Abstract

In this critical meta-authoethnography, the author returns to the site of an ethnography she conducted five years before in a U.S. high school. JanCarlos, then a fifteen-year-old student, had taken up the position of interviewer and asked the author about her experience of the April 16, 2007, school shootings at Virginia Tech. His question—“Were you there when that kid killed all of those people?”—disrupted traumatic memories. Because JanCarlos had experienced increasing trouble and bullying in school, the author shamefully wondered about his motives in asking about the violent event. In a published book chapter, she writes about the difficulties of the April 16 conversation, including her discomfort at losing control of the interview, as well as her fear, ignorance, and stereotypes about school violence and bullying. In the end, the conversation had transformed her research, inviting her to seek to establish vulnerable presence with participants, experience emotion as instructive, embrace remembering as research, interrogate power with intersectional analysis, and acknowledge limitations to knowledge production.
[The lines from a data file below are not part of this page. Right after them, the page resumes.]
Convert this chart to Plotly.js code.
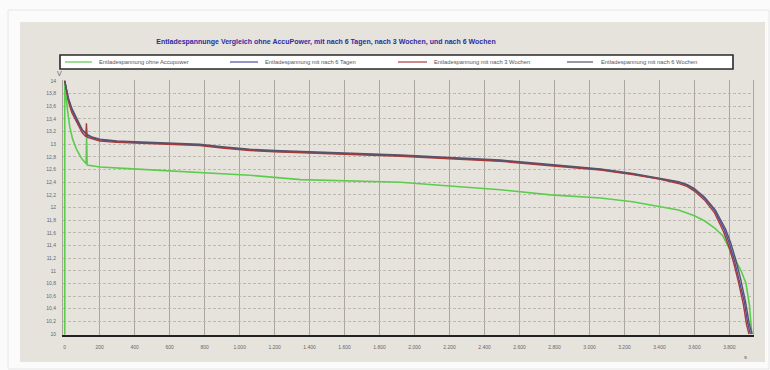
<!DOCTYPE html>
<html>
<head>
<meta charset="utf-8">
<script src="https://cdn.plot.ly/plotly-3.0.1.min.js"></script>
<style>html,body{margin:0;padding:0;background:#fbfbfb;}#chart{width:770px;height:370px;}</style>
</head>
<body>
<div id="chart"></div>
<script>
// ---- data ----
var seriesNames = ["Entladespannung ohne Accupower", "Entladespannung mit nach 6 Tagen", "Entladespannung mit nach 3 Wochen", "Entladespannung mit nach 6 Wochen"];

var tOhne = [0, 0, 5, 11, 20, 29, 45, 69, 95, 122, 125, 128, 200, 389, 600, 771, 1057, 1349, 1634, 1920, 2200, 2491, 2777, 3063, 3246, 3400, 3509, 3600, 3657, 3714, 3763, 3790, 3829, 3867, 3895, 3915, 3928];
var vOhne = [10.0, 14.0, 13.8, 13.62, 13.45, 13.27, 13.08, 12.91, 12.78, 12.69, 13.12, 12.67, 12.64, 12.61, 12.58, 12.55, 12.51, 12.44, 12.42, 12.40, 12.34, 12.28, 12.20, 12.15, 12.09, 12.02, 11.96, 11.87, 11.79, 11.68, 11.55, 11.40, 11.20, 11.00, 10.80, 10.45, 10.0];

var t6Tage = [0, 10, 20, 40, 68, 100, 130, 160, 200, 300, 400, 500, 600, 771, 900, 1057, 1200, 1400, 1634, 1920, 2200, 2491, 2777, 3063, 3246, 3400, 3509, 3560, 3600, 3657, 3714, 3771, 3800, 3829, 3857, 3886, 3905, 3920];
var v6Tage = [14.0, 13.85, 13.72, 13.55, 13.38, 13.22, 13.14, 13.10, 13.07, 13.04, 13.03, 13.02, 13.01, 12.99, 12.95, 12.91, 12.89, 12.87, 12.85, 12.82, 12.78, 12.74, 12.67, 12.60, 12.53, 12.46, 12.40, 12.35, 12.28, 12.15, 11.96, 11.65, 11.43, 11.16, 10.85, 10.50, 10.17, 10.0];

var t3Wochen = [0, 10, 20, 40, 68, 100, 120, 124, 128, 160, 200, 300, 400, 500, 600, 771, 900, 1057, 1200, 1400, 1634, 1920, 2200, 2491, 2777, 3063, 3246, 3400, 3509, 3560, 3600, 3657, 3714, 3766, 3795, 3824, 3852, 3880, 3898, 3912];
var v3Wochen = [14.0, 13.82, 13.68, 13.50, 13.34, 13.18, 13.12, 13.33, 13.11, 13.08, 13.05, 13.03, 13.02, 13.01, 13.00, 12.98, 12.94, 12.90, 12.88, 12.86, 12.84, 12.81, 12.77, 12.73, 12.66, 12.59, 12.52, 12.45, 12.38, 12.33, 12.26, 12.12, 11.92, 11.62, 11.40, 11.13, 10.82, 10.47, 10.15, 10.0];

var t6Wochen = [0, 10, 20, 40, 68, 100, 130, 160, 200, 300, 400, 500, 600, 771, 900, 1057, 1200, 1400, 1634, 1920, 2200, 2491, 2777, 3063, 3246, 3400, 3509, 3560, 3600, 3660, 3720, 3778, 3808, 3837, 3865, 3893, 3913, 3930];
var v6Wochen = [14.0, 13.86, 13.74, 13.57, 13.40, 13.23, 13.15, 13.11, 13.08, 13.05, 13.04, 13.03, 13.02, 13.00, 12.96, 12.92, 12.90, 12.88, 12.86, 12.83, 12.79, 12.75, 12.68, 12.61, 12.54, 12.47, 12.41, 12.36, 12.30, 12.16, 11.96, 11.66, 11.44, 11.17, 10.86, 10.50, 10.17, 10.0];

var xTickVals = [0, 200, 400, 600, 800, 1000, 1200, 1400, 1600, 1800, 2000, 2200, 2400, 2600, 2800, 3000, 3200, 3400, 3600, 3800];
var xTickText = ["0", "200", "400", "600", "800", "1.000", "1.200", "1.400", "1.600", "1.800", "2.000", "2.200", "2.400", "2.600", "2.800", "3.000", "3.200", "3.400", "3.600", "3.800"];
var yTickVals = [10, 10.2, 10.4, 10.6, 10.8, 11, 11.2, 11.4, 11.6, 11.8, 12, 12.2, 12.4, 12.6, 12.8, 13, 13.2, 13.4, 13.6, 13.8, 14];
var yTickText = ["10", "10,2", "10,4", "10,6", "10,8", "11", "11,2", "11,4", "11,6", "11,8", "12", "12,2", "12,4", "12,6", "12,8", "13", "13,2", "13,4", "13,6", "13,8", "14"];

var chartTitle = "Entladespannunge Vergleich ohne AccuPower, mit nach 6 Tagen, nach 3 Wochen, und nach 6 Wochen";
var seriesColors = ["#5ccc4c", "#4d4da6", "#a83a3a", "#55556a"];

// ---- layout helpers ----
var L = 63, R = 17, T = 80, B = 35, W = 770, H = 370;
var pw = W - L - R, ph = H - T - B;
function px(x) { return (x - L) / pw; }
function py(y) { return (H - B - y) / ph; }

var traces = [
  {x: tOhne, y: vOhne, name: seriesNames[0], mode: "lines", line: {color: seriesColors[0], width: 1.6}},
  {x: t6Tage, y: v6Tage, name: seriesNames[1], mode: "lines", line: {color: seriesColors[1], width: 1.4}},
  {x: t3Wochen, y: v3Wochen, name: seriesNames[2], mode: "lines", line: {color: seriesColors[2], width: 1.4}},
  {x: t6Wochen, y: v6Wochen, name: seriesNames[3], mode: "lines", line: {color: seriesColors[3], width: 1.4}}
];

var legLineX = [[65, 92], [230, 258], [398, 427], [567, 593]];
var legTextX = [97, 263, 432, 599];

var shapes = [
  {type: "rect", xref: "paper", yref: "paper", x0: px(8), x1: px(769), y0: py(369), y1: py(10), line: {color: "#e6e6e6", width: 1}, fillcolor: "#fbfbfb", layer: "below"},
  {type: "rect", xref: "paper", yref: "paper", x0: px(20), x1: px(765), y0: py(362), y1: py(22), line: {width: 0}, fillcolor: "#e6e3dc", layer: "below"},
  {type: "rect", xref: "paper", yref: "paper", x0: px(60), x1: px(733), y0: py(69), y1: py(55), line: {color: "#2a2a2a", width: 1.6}, fillcolor: "#ffffff"}
];
var annotations = [
  {xref: "paper", yref: "paper", x: px(59), y: py(73), text: "V", showarrow: false, font: {size: 7, color: "#666", family: "Liberation Sans"}, xanchor: "center", yanchor: "middle"},
  {xref: "paper", yref: "paper", x: px(745), y: py(357), text: "s", showarrow: false, font: {size: 6, color: "#666", family: "Liberation Sans"}, xanchor: "center", yanchor: "middle"}
];
for (var i = 0; i < 4; i++) {
  shapes.push({type: "line", xref: "paper", yref: "paper", x0: px(legLineX[i][0]), x1: px(legLineX[i][1]), y0: py(62), y1: py(62), line: {color: seriesColors[i], width: 1.2}});
  annotations.push({xref: "paper", yref: "paper", x: px(legTextX[i]), y: py(62), text: seriesNames[i], showarrow: false, xanchor: "left", yanchor: "middle", font: {size: 5.8, color: "#555", family: "Liberation Sans"}});
}

var layout = {
  width: W, height: H,
  margin: {l: L, r: R, t: T, b: B},
  paper_bgcolor: "#fbfbfb",
  plot_bgcolor: "#e6e3dc",
  showlegend: false,
  title: {text: "<b>" + chartTitle + "</b>", xref: "container", yref: "container", x: 326 / W, y: 1 - 42 / H, xanchor: "center", yanchor: "middle", font: {size: 7, color: "#2b2ba3", family: "Liberation Sans"}},
  xaxis: {
    range: [-10, 3935], tickvals: xTickVals, ticktext: xTickText,
    showgrid: true, gridcolor: "#aaa69e", gridwidth: 1,
    zeroline: false, showline: true, linecolor: "#222", linewidth: 2,
    ticks: "", ticklabelstandoff: 6,
    tickfont: {size: 5, color: "#666", family: "Liberation Sans"}
  },
  yaxis: {
    range: [9.985, 14.015], tickvals: yTickVals, ticktext: yTickText,
    showgrid: true, gridcolor: "#bcb8b0", gridwidth: 1, griddash: "3px,2px",
    zeroline: false, showline: true, mirror: true, linecolor: "#aaa69e", linewidth: 1,
    ticks: "", ticklabelstandoff: 5,
    tickfont: {size: 5, color: "#666", family: "Liberation Sans"}
  },
  shapes: shapes,
  annotations: annotations
};

Plotly.newPlot("chart", traces, layout, {displayModeBar: false, staticPlot: true});
</script>
</body>
</html>
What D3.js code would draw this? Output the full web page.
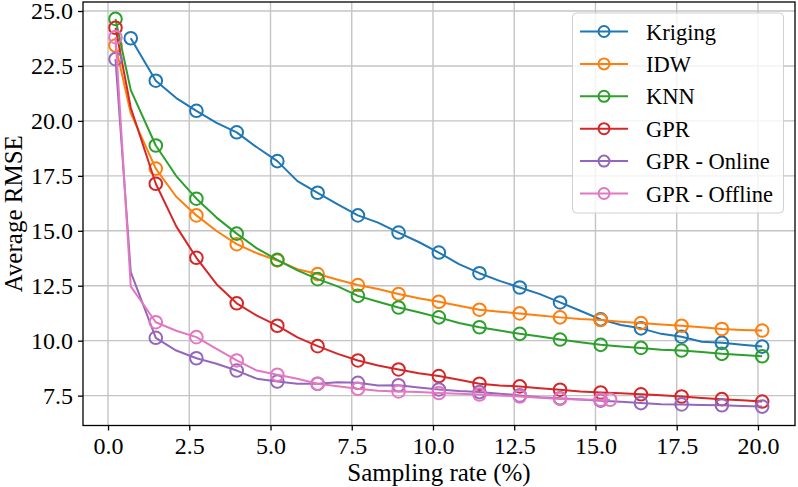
<!DOCTYPE html>
<html>
<head>
<meta charset="utf-8">
<script src="https://cdn.jsdelivr.net/npm/d3@7/dist/d3.min.js"></script>
<style>
  html, body { margin: 0; padding: 0; background: #fff; }
  svg { display: block; }
  svg text { font-family: "Liberation Serif", serif !important; }
</style>
</head>
<body>
<svg id="chart" width="798" height="487" font-family="Liberation Serif, serif"></svg>
<script>
// ---- data ----
const xTicks = [0.0, 2.5, 5.0, 7.5, 10.0, 12.5, 15.0, 17.5, 20.0];
const yTicks = [7.5, 10.0, 12.5, 15.0, 17.5, 20.0, 22.5, 25.0];

// shared sampling-rate grid (markers drawn on every other point)
const samplingRate = [0.23, 0.70, 1.47, 2.10, 2.72, 3.34, 3.96, 4.58, 5.21, 5.83, 6.45, 7.07, 7.69, 8.31, 8.94, 9.56,
                      10.18, 10.80, 11.43, 12.05, 12.67, 13.29, 13.91, 14.53, 15.16, 15.78, 16.40, 17.02, 17.65, 18.27, 18.89, 19.51, 20.13];

const seriesNames = ["Kriging", "IDW", "KNN", "GPR", "GPR - Online", "GPR - Offline"];
const seriesColors = ["#1f77b4", "#ff7f0e", "#2ca02c", "#d62728", "#9467bd", "#e377c2"];

const kriging = [null, 23.76, 21.83, 21.04, 20.46, 19.91, 19.48, 18.80, 18.17, 17.26, 16.73, 16.20, 15.70, 15.37, 14.92, 14.49,
                 14.01, 13.48, 13.07, 12.72, 12.42, 12.12, 11.74, 11.36, 10.97, 10.71, 10.56, 10.31, 10.18, 9.95, 9.90, 9.81, 9.73];
const idw = [23.43, 20.35, 17.83, 16.55, 15.70, 14.99, 14.39, 13.98, 13.65, 13.25, 13.03, 12.77, 12.53, 12.35, 12.12, 11.93,
             11.77, 11.59, 11.41, 11.32, 11.24, 11.14, 11.06, 10.99, 10.94, 10.86, 10.80, 10.74, 10.68, 10.61, 10.53, 10.49, 10.46];
const knn = [24.64, 21.40, 18.88, 17.49, 16.46, 15.60, 14.87, 14.20, 13.68, 13.20, 12.80, 12.47, 12.04, 11.77, 11.51, 11.29,
             11.06, 10.80, 10.61, 10.46, 10.31, 10.19, 10.05, 9.93, 9.81, 9.73, 9.67, 9.59, 9.55, 9.48, 9.40, 9.35, 9.29];
const gpr = [24.24, 20.60, 17.14, 15.20, 13.77, 12.57, 11.70, 11.14, 10.68, 10.15, 9.75, 9.40, 9.10, 8.87, 8.69, 8.52,
             8.39, 8.22, 8.04, 7.96, 7.92, 7.84, 7.77, 7.69, 7.64, 7.61, 7.56, 7.52, 7.46, 7.39, 7.34, 7.29, 7.23];
const gprOnline = [22.81, 13.12, 10.13, 9.55, 9.20, 8.95, 8.64, 8.27, 8.14, 8.04, 8.04, 8.11, 8.08, 7.96, 7.97, 7.87,
                   7.78, 7.71, 7.66, 7.59, 7.51, 7.43, 7.38, 7.32, 7.27, 7.22, 7.16, 7.11, 7.10, 7.07, 7.06, 7.03, 7.00];
const gprOffline = [23.81, 12.47, 10.84, 10.45, 10.16, 9.63, 9.10, 8.64, 8.45, 8.27, 8.04, 7.93, 7.81, 7.72, 7.69, 7.66,
                    7.62, 7.58, 7.55, 7.51, 7.46, 7.40, 7.35, 7.32, 7.31];
// the offline run stops with one extra sample just past 15 %
const gprOfflineTailX = [15.45];
const gprOfflineTailY = [7.31];

// ---- layout ----
const FONT = "Liberation Serif, serif";
const svg = d3.select("#chart");
const plot = { left: 83, right: 795, top: 2, bottom: 425.5 };

const x = d3.scaleLinear().domain([-0.77, 21.14]).range([plot.left, plot.right]);
const y = d3.scaleLinear().domain([6.14, 25.41]).range([plot.bottom, plot.top]);

// grid
const grid = svg.append("g");
grid.selectAll("line.gx").data(xTicks).enter().append("line")
  .attr("x1", d => x(d)).attr("x2", d => x(d))
  .attr("y1", plot.top).attr("y2", plot.bottom)
  .attr("stroke", "#c4c4c4").attr("stroke-width", 1.4);
grid.selectAll("line.gy").data(yTicks).enter().append("line")
  .attr("y1", d => y(d)).attr("y2", d => y(d))
  .attr("x1", plot.left).attr("x2", plot.right)
  .attr("stroke", "#c4c4c4").attr("stroke-width", 1.4);

// series
function buildPoints(vals, extraX, extraY) {
  const pts = [];
  vals.forEach((v, i) => { if (v !== null) pts.push({ x: samplingRate[i], y: v, i: i }); });
  if (extraX) extraX.forEach((ex, k) => pts.push({ x: ex, y: extraY[k], i: -1, tail: true }));
  return pts;
}
const allSeries = [
  buildPoints(kriging),
  buildPoints(idw),
  buildPoints(knn),
  buildPoints(gpr),
  buildPoints(gprOnline),
  buildPoints(gprOffline, gprOfflineTailX, gprOfflineTailY)
];

const line = d3.line().x(d => x(d.x)).y(d => y(d.y));
const R = 6.3;

const dataG = svg.append("g");
allSeries.forEach((pts, s) => {
  const g = dataG.append("g");
  g.append("path").attr("d", line(pts))
    .attr("fill", "none").attr("stroke", seriesColors[s]).attr("stroke-width", 2)
    .attr("stroke-linejoin", "round");
  const marks = pts.filter((d, k) => k === 0 || d.i % 2 === 0 || d.tail);
  g.selectAll("circle").data(marks).enter().append("circle")
    .attr("cx", d => x(d.x)).attr("cy", d => y(d.y)).attr("r", R)
    .attr("fill", "none").attr("stroke", seriesColors[s]).attr("stroke-width", 2);
});

// axes
const xAxis = d3.axisBottom(x).tickValues(xTicks).tickFormat(d3.format(".1f")).tickSize(5).tickPadding(6);
const yAxis = d3.axisLeft(y).tickValues(yTicks).tickFormat(d3.format(".1f")).tickSize(5).tickPadding(5);

const gx = svg.append("g").attr("transform", `translate(0,${plot.bottom})`).call(xAxis);
const gy = svg.append("g").attr("transform", `translate(${plot.left},0)`).call(yAxis);
[gx, gy].forEach(g => {
  g.attr("font-family", FONT).attr("font-size", 24);
  g.select(".domain").remove();
  g.selectAll(".tick line").attr("stroke", "#000").attr("stroke-width", 1.3);
  g.selectAll(".tick text").attr("fill", "#000").attr("font-family", FONT).attr("font-size", 24);
});

// frame
svg.append("rect").attr("x", plot.left).attr("y", plot.top)
  .attr("width", plot.right - plot.left).attr("height", plot.bottom - plot.top)
  .attr("fill", "none").attr("stroke", "#000").attr("stroke-width", 1.3);

// axis labels
svg.append("text").attr("x", (plot.left + plot.right) / 2).attr("y", 481)
  .attr("text-anchor", "middle").attr("font-family", FONT).attr("font-size", 25).text("Sampling rate (%)");
svg.append("text").attr("transform", `translate(22,${(plot.top + plot.bottom) / 2}) rotate(-90)`)
  .attr("text-anchor", "middle").attr("font-family", FONT).attr("font-size", 25).text("Average RMSE");

// legend
const leg = svg.append("g");
leg.append("rect").attr("x", 572.5).attr("y", 13).attr("width", 211).attr("height", 200)
  .attr("rx", 4).attr("fill", "#fff").attr("fill-opacity", 0.8)
  .attr("stroke", "#d0d0d0").attr("stroke-width", 1);
seriesNames.forEach((name, s) => {
  const cy = 31.5 + s * 32.4;
  leg.append("line").attr("x1", 580).attr("x2", 628).attr("y1", cy).attr("y2", cy)
    .attr("stroke", seriesColors[s]).attr("stroke-width", 2);
  leg.append("circle").attr("cx", 604).attr("cy", cy).attr("r", 5.5)
    .attr("fill", "none").attr("stroke", seriesColors[s]).attr("stroke-width", 2);
  leg.append("text").attr("x", 646).attr("y", cy + 8).attr("font-family", FONT).attr("font-size", 22.5).text(name);
});
</script>
</body>
</html>
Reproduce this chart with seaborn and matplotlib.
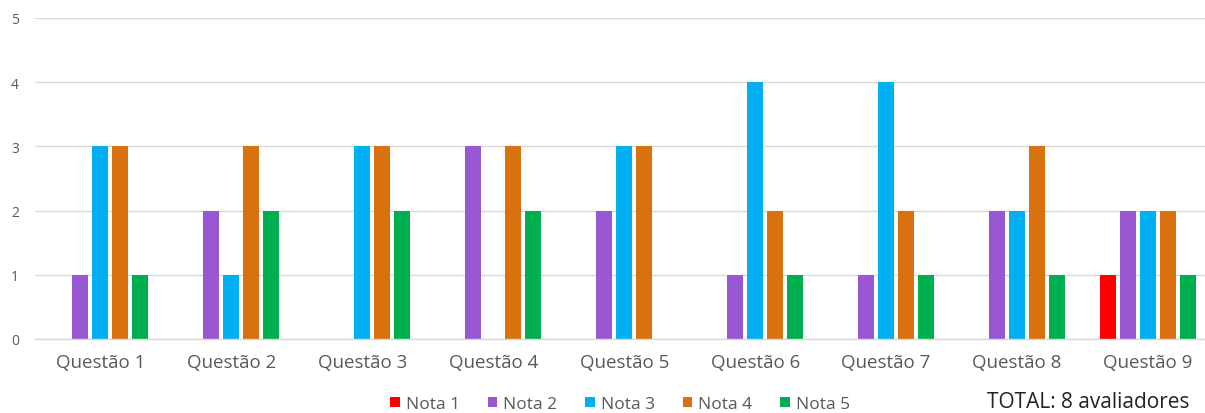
import matplotlib
matplotlib.use("Agg")
import matplotlib.pyplot as plt
import seaborn as sns
import pandas as pd
from matplotlib.patches import Patch

categories = ["Questão 1", "Questão 2", "Questão 3", "Questão 4", "Questão 5",
              "Questão 6", "Questão 7", "Questão 8", "Questão 9"]
series_names = ["Nota 1", "Nota 2", "Nota 3", "Nota 4", "Nota 5"]
nota1 = [0, 0, 0, 0, 0, 0, 0, 0, 1]
nota2 = [1, 2, 0, 3, 2, 1, 1, 2, 2]
nota3 = [3, 1, 3, 0, 3, 4, 4, 2, 2]
nota4 = [3, 3, 3, 3, 3, 2, 2, 3, 2]
nota5 = [1, 2, 2, 2, 0, 1, 1, 1, 1]
colors = ["#FF0000", "#9A57D3", "#00B0F0", "#D8710E", "#00B050"]
y_ticks = [0, 1, 2, 3, 4, 5]
note_text = "TOTAL: 8 avaliadores"

rows = []
for name, vals in zip(series_names, [nota1, nota2, nota3, nota4, nota5]):
    for c, v in zip(categories, vals):
        rows.append({"Questão": c, "Nota": name, "Valor": v})
df = pd.DataFrame(rows)

sns.set_theme(style="white")
plt.rcParams['font.family'] = ['Open Sans', 'DejaVu Sans']

W, H = 1205, 414
fig = plt.figure(figsize=(W / 100, H / 100), dpi=100)
left = 35 / W
right_px = 1213.5
ax = fig.add_axes([left, (H - 340) / H, (right_px - 35) / W, (340 - 19) / H])

sns.barplot(data=df, x="Questão", y="Valor", hue="Nota", hue_order=series_names,
            palette=colors, saturation=1, width=0.764, gap=0.2, linewidth=0,
            ax=ax, legend=False)

ax.set_xlim(-0.5, 8.5)
ax.set_ylim(0, 5)
ax.set_yticks(y_ticks)
ax.yaxis.grid(True, color="#D9D9D9", linewidth=1.0)
ax.set_axisbelow(True)
for s in ["top", "right", "left"]:
    ax.spines[s].set_visible(False)
ax.spines["bottom"].set_color("#D9D9D9")
ax.spines["bottom"].set_linewidth(1.0)
ax.tick_params(axis="y", length=0, labelsize=10, labelcolor="#595959", pad=11.5)
ax.tick_params(axis="x", length=0, labelsize=13.5, labelcolor="#595959", pad=10)
ax.set_xlabel("")
ax.set_ylabel("")

handles = [Patch(facecolor=c, edgecolor="none") for c in colors]
fig.legend(handles, series_names, loc="center", bbox_to_anchor=(620 / W, 1 - 405 / H),
           ncol=5, frameon=False, fontsize=12.5, handlelength=0.55, handleheight=0.55,
           handletextpad=0.35, columnspacing=1.6, labelcolor="#595959")
fig.text(1088 / W, 1 - 403 / H, note_text, ha="center", va="center",
         fontsize=15, color="#222222")

fig.savefig("out.png", dpi=100)
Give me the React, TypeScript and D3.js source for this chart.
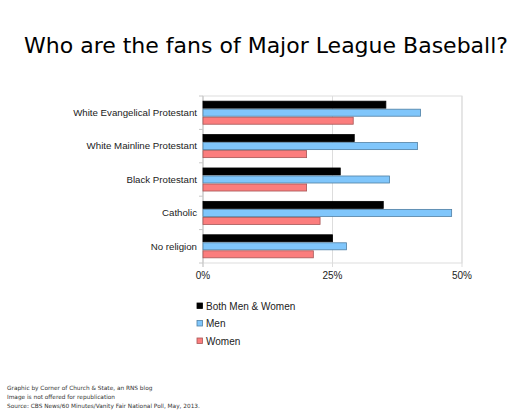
import React from 'react';
import * as d3 from 'd3';

// Chart data
const categories = [
  'White Evangelical Protestant',
  'White Mainline Protestant',
  'Black Protestant',
  'Catholic',
  'No religion',
];
const seriesNames = ['Both Men & Women', 'Men', 'Women'];
const bothValues = [0.353, 0.292, 0.265, 0.348, 0.25];
const menValues = [0.42, 0.414, 0.36, 0.48, 0.277];
const womenValues = [0.29, 0.20, 0.20, 0.226, 0.213];
const xTicks = [0, 0.25, 0.5];
const footerLines = [
  'Graphic by Corner of Church & State, an RNS blog',
  'Image is not offered for republication',
  'Source: CBS News/60 Minutes/Vanity Fair National Poll, May, 2013.',
];

const fills = ['#000000', '#80c6fb', '#fb7d7d'];
const strokes = ['#000000', '#4f7fa3', '#a65656'];

const width = 525;
const height = 420;
const plot = { left: 203, right: 462, top: 96, bottom: 263 };

const App: React.FC = () => {
  const values = [bothValues, menValues, womenValues];

  const x = d3.scaleLinear().domain([0, 0.5]).range([plot.left, plot.right]);
  const y = d3
    .scaleBand<string>()
    .domain(categories)
    .range([plot.top, plot.bottom])
    .paddingInner(0.28)
    .paddingOuter(0.14);
  const inner = d3
    .scaleBand<string>()
    .domain(seriesNames)
    .range([0, y.bandwidth()]);

  const pct = d3.format('.0%');
  const labelFont = '"Liberation Sans", Arial, sans-serif';
  const verdana = '"DejaVu Sans", Verdana, sans-serif';

  // band boundaries for the little ticks on the category axis
  const bandEdges = categories.map((c) => (y(c) as number) - (y.step() * y.paddingInner()) / 2);
  bandEdges.push(plot.bottom);

  return (
    <svg
      width={width}
      height={height}
      style={{ position: 'absolute', left: 0, top: 0, background: '#fff' }}
    >
      <text
        x={266}
        y={53}
        textAnchor="middle"
        fontFamily={verdana}
        fontSize={22}
        fill="#000"
      >
        Who are the fans of Major League Baseball?
      </text>

      {/* plot frame and gridlines */}
      <rect
        x={plot.left}
        y={plot.top}
        width={plot.right - plot.left}
        height={plot.bottom - plot.top}
        fill="none"
        stroke="#dddddd"
      />
      {xTicks.map((t) => (
        <line
          key={t}
          x1={x(t)}
          x2={x(t)}
          y1={plot.top}
          y2={plot.bottom + 4}
          stroke="#dddddd"
        />
      ))}
      <line x1={plot.left} x2={plot.left} y1={plot.top} y2={plot.bottom + 4} stroke="#c8c8c8" />
      {bandEdges.map((e, i) => (
        <line key={i} x1={plot.left - 4} x2={plot.left} y1={e} y2={e} stroke="#c8c8c8" />
      ))}

      {/* bars */}
      {categories.map((c, ci) =>
        seriesNames.map((s, si) => (
          <rect
            key={c + s}
            x={x(0)}
            y={(y(c) as number) + (inner(s) as number) + 0.5}
            width={x(values[si][ci]) - x(0)}
            height={inner.bandwidth() - 1}
            fill={fills[si]}
            stroke={strokes[si]}
            strokeWidth={0.8}
          />
        ))
      )}

      {/* category labels */}
      {categories.map((c) => (
        <text
          key={c}
          x={plot.left - 6}
          y={(y(c) as number) + y.bandwidth() / 2}
          dy="0.35em"
          textAnchor="end"
          fontFamily={labelFont}
          fontSize={9.7}
          fill="#222"
        >
          {c}
        </text>
      ))}

      {/* x tick labels */}
      {xTicks.map((t) => (
        <text
          key={t}
          x={x(t)}
          y={279}
          textAnchor="middle"
          fontFamily={labelFont}
          fontSize={10}
          fill="#222"
        >
          {pct(t)}
        </text>
      ))}

      {/* legend */}
      {seriesNames.map((s, i) => (
        <g key={s} transform={`translate(197,${303 + i * 17.5})`}>
          <rect width={5.5} height={5.5} fill={fills[i]} stroke={strokes[i]} strokeWidth={0.8} />
          <text x={9} y={3} dy="0.35em" fontFamily={labelFont} fontSize={10} fill="#222">
            {s}
          </text>
        </g>
      ))}

      {/* footer */}
      {footerLines.map((l, i) => (
        <text key={i} x={7} y={390 + i * 9} fontFamily={verdana} fontSize={5.8} fill="#333">
          {l}
        </text>
      ))}
    </svg>
  );
};

export default App;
Five years later, she returns to re-engage in conversation with JanCarlos. She layers more understandings to her previous analysis of the April 16 conversation, as well as gains insight into JanCarlos’s difficult school year, bullying, and home/community experiences. The author delves into personal and methodological concerns, concluding with how a critical autoethnographic method is a humanizing way to be more transparent about knowledge production.